Together, these allegations amount to what Epner described as “a turducken of Fourth Amendment violations with a Sixth Amendment problem on top,” referring to the constitutional right to counsel.
A Case With a Fragile Foundation
The government’s theory hinges on the claim that Comey authorized Richman to disclose details to the press — a charge prosecutors contend contradicts Comey’s 2020 congressional testimony. But even that theory has shown signs of strain.
Comey was asked whether he had authorized any current FBI officials to leak.
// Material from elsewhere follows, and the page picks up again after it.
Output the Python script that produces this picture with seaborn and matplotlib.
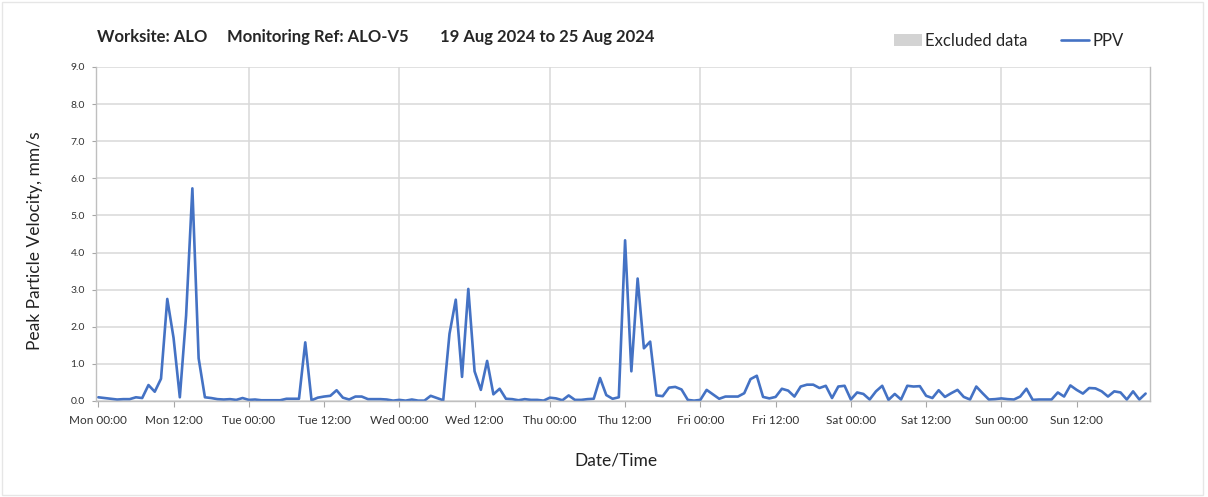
import numpy as np
import pandas as pd
import matplotlib
matplotlib.use("Agg")
import matplotlib.pyplot as plt
import matplotlib.dates as mdates
from matplotlib.patches import Patch
from matplotlib.lines import Line2D
import seaborn as sns

# hourly PPV readings (mm/s), Mon 19 Aug 2024 00:00 onwards
mon_ppv = [0.10, 0.08, 0.06, 0.04, 0.05, 0.05, 0.10, 0.08, 0.43, 0.25, 0.60, 2.75,
           1.70, 0.10, 2.30, 5.73, 1.15, 0.10, 0.08, 0.05, 0.04, 0.05, 0.03, 0.08]
tue_ppv = [0.03, 0.04, 0.02, 0.02, 0.02, 0.02, 0.06, 0.06, 0.06, 1.58, 0.02, 0.09,
           0.12, 0.14, 0.29, 0.09, 0.04, 0.12, 0.12, 0.05, 0.05, 0.05, 0.04, 0.01]
wed_ppv = [0.03, 0.01, 0.04, 0.01, 0.01, 0.14, 0.08, 0.02, 1.81, 2.73, 0.65, 3.02,
           0.80, 0.30, 1.08, 0.18, 0.33, 0.06, 0.05, 0.02, 0.05, 0.03, 0.03, 0.01]
thu_ppv = [0.09, 0.07, 0.02, 0.15, 0.03, 0.03, 0.05, 0.06, 0.62, 0.16, 0.06, 0.10,
           4.33, 0.80, 3.30, 1.42, 1.60, 0.15, 0.13, 0.36, 0.38, 0.31, 0.03, 0.01]
fri_ppv = [0.03, 0.30, 0.18, 0.06, 0.12, 0.12, 0.12, 0.21, 0.59, 0.68, 0.11, 0.07,
           0.11, 0.33, 0.28, 0.12, 0.39, 0.44, 0.44, 0.35, 0.41, 0.08, 0.39, 0.41]
sat_ppv = [0.04, 0.23, 0.19, 0.04, 0.26, 0.41, 0.03, 0.19, 0.04, 0.41, 0.39, 0.40,
           0.14, 0.08, 0.29, 0.11, 0.21, 0.30, 0.11, 0.04, 0.39, 0.21, 0.04, 0.05]
sun_ppv = [0.07, 0.05, 0.04, 0.12, 0.33, 0.03, 0.04, 0.04, 0.04, 0.23, 0.12, 0.42,
           0.30, 0.20, 0.35, 0.34, 0.26, 0.12, 0.26, 0.23, 0.04, 0.26, 0.04, 0.20]

start = pd.Timestamp("2024-08-19 00:00")
y_ticks = np.arange(0, 10, 1.0)

ppv = mon_ppv + tue_ppv + wed_ppv + thu_ppv + fri_ppv + sat_ppv + sun_ppv
df = pd.DataFrame({"time": pd.date_range(start, periods=len(ppv), freq="h"), "PPV": ppv})

sns.set_style("white")
plt.rcParams["font.family"] = ["Lato", "DejaVu Sans"]

blue = "#4472C4"
grid_c = "#d9d9d9"

fig = plt.figure(figsize=(12.08, 4.97), dpi=100)
ax = fig.add_axes([96 / 1208, 1 - 401 / 497, (1150 - 96) / 1208, (401 - 67) / 497])

sns.lineplot(data=df, x="time", y="PPV", ax=ax, color=blue, linewidth=1.9)

ax.set_ylim(0, 9)
ax.set_yticks(y_ticks)
ax.set_yticklabels([f"{v:.1f}" for v in y_ticks], fontsize=7.5, color="#333333")
ax.set_xlim(start - pd.Timedelta(minutes=22), start + pd.Timedelta(hours=167.7))
ax.xaxis.set_major_locator(mdates.HourLocator(byhour=[0, 12]))
ax.xaxis.set_major_formatter(mdates.DateFormatter("%a %H:%M"))
ax.tick_params(axis="x", labelsize=8.5, colors="#333333", length=4, color="#a6a6a6",
               direction="out", bottom=True, pad=6)
ax.tick_params(axis="y", length=3, color="#a6a6a6", left=True, pad=5)

ax.grid(axis="y", color=grid_c, linewidth=1.1)
for d in pd.date_range(start + pd.Timedelta(days=1), periods=6, freq="D"):
    ax.axvline(d, color=grid_c, linewidth=1.1, zorder=0)
for s in ax.spines.values():
    s.set_color("#bfbfbf")
    s.set_linewidth(1.0)
ax.spines["top"].set_visible(False)

ax.set_xlabel("Date/Time", fontsize=12.5, color="#222222")
ax.xaxis.set_label_coords(0.493, -0.153)
ax.set_ylabel("Peak Particle Velocity, mm/s", fontsize=12.5, color="#222222")
ax.yaxis.set_label_coords(-0.050, 0.479)

title_y = 1 - 37 / 497
fig.text(97 / 1208, title_y, "Worksite: ALO", fontsize=12, fontweight="bold",
         va="center", ha="left")
fig.text(227 / 1208, title_y, "Monitoring Ref: ALO-V5", fontsize=12, fontweight="bold",
         va="center", ha="left")
fig.text(440 / 1208, title_y, "19 Aug 2024 to 25 Aug 2024", fontsize=12, fontweight="bold",
         va="center", ha="left")

handles = [Patch(facecolor="#d3d3d3", edgecolor="none"),
           Line2D([], [], color=blue, linewidth=1.9)]
fig.legend(handles, ["Excluded data", "PPV"], loc="center right",
           bbox_to_anchor=(1124 / 1208, 1 - 41 / 497), ncol=2, frameon=False,
           fontsize=12, handlelength=1.7, handletextpad=0.2, columnspacing=2.0,
           borderaxespad=0, borderpad=0)

fig.patches.append(plt.Rectangle((0.002, 0.004), 0.994, 0.992, transform=fig.transFigure,
                                 fill=False, edgecolor="#e6e6e6", linewidth=1))

fig.savefig("out.png", dpi=100)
Richman was not a government employee at the time, a distinction that could undermine the prosecution’s central allegation. “It is already a tenuous case,” Epner said. “Without the Richman evidence, they effectively have no case at all.”
Former federal judge William Fitzpatrick previously called the search of Richman’s materials the “centerpiece” of the Comey investigation.

A Strategic Ruling Designed to Resist Appeal
Judge Kollar-Kotelly’s order has drawn attention for its unusual structure. By making the injunction temporary and explicitly dissolvable the moment the government files its counterarguments, the judge effectively blocked the prosecution from appealing to the D.C. Circuit or the Supreme Court.
“An appellate court would say there’s nothing to review because the very act of appealing would moot the order,” Epner explained. “It’s a way of insulating the ruling from the shadow docket.”
Legal observers say the approach reflects a broader shift among federal judges, who have increasingly crafted orders with built-in protections against emergency reversals amid concerns about Supreme Court intervention in politically charged cases.
Uncertain Future for a High-Profile Prosecution
For now, the Justice Department must decide whether to continue pursuing a case whose evidentiary foundation has been shaken. Without the disputed computer files, prosecutors may have little basis to proceed.
“If they don’t have the Richman evidence, they don’t have a case. Period,” Epner said.
The government is expected to file its response in the coming days, but Judge Kollar-Kotelly has already signaled that she will then reconsider the matter on a full evidentiary record — a process that could extend well into next year.
What is already clear, legal analysts say, is that the ruling has become a significant moment in the evolving judicial landscape of Trump-era litigation, one that may have far-reaching implications for search practices and attorney-client protections in politically sensitive investigations.